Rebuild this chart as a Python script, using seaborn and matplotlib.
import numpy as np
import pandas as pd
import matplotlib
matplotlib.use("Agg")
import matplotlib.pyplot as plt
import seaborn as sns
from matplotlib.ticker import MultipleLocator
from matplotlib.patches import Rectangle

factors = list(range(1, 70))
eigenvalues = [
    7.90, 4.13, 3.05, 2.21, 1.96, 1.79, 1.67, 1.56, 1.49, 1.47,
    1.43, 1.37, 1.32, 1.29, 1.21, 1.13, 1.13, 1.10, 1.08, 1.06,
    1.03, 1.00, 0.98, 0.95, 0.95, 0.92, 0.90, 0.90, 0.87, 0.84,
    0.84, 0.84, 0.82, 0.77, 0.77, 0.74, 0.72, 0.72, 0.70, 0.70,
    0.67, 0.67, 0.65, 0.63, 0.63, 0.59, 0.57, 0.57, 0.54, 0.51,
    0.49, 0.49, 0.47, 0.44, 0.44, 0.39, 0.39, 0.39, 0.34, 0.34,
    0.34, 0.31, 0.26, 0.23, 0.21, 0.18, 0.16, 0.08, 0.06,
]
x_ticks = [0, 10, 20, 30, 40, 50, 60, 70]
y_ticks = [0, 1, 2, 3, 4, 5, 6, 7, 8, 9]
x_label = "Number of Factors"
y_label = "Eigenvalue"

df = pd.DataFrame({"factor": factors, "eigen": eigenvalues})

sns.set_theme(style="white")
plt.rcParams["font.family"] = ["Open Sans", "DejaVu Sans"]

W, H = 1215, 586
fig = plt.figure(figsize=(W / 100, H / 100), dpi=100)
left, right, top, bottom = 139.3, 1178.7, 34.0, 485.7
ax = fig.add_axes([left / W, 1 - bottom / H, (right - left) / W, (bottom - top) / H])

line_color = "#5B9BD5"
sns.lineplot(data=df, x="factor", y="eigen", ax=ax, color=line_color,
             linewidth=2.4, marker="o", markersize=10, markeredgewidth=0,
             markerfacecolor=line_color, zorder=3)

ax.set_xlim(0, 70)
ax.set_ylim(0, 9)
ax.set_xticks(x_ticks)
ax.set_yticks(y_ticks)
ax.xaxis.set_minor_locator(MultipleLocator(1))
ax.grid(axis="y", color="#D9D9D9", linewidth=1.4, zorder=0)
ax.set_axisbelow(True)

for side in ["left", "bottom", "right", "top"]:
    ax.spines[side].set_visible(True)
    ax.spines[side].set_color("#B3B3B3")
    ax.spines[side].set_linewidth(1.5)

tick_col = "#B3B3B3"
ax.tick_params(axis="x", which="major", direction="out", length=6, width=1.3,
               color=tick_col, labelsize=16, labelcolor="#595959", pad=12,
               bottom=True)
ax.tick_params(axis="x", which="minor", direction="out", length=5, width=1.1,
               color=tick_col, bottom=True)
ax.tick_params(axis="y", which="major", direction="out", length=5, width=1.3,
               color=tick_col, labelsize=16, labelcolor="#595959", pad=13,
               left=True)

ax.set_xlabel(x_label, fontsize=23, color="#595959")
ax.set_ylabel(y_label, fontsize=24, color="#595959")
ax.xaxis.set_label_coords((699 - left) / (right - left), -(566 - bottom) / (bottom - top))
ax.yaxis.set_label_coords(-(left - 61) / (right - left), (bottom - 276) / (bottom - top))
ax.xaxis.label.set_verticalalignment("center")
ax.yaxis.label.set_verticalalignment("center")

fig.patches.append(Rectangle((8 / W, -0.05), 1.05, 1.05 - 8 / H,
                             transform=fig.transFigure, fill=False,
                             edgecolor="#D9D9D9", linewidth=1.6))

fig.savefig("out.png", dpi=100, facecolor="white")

┄┄┄┄┄┄┄┄┄┄┄┄┄┄┄┄┄┄┄┄

§ **WHAT TO PRODUCE**:
State how many lines include the string "matplotlib", and nothing more.

§ **FINAL RESULT**:
6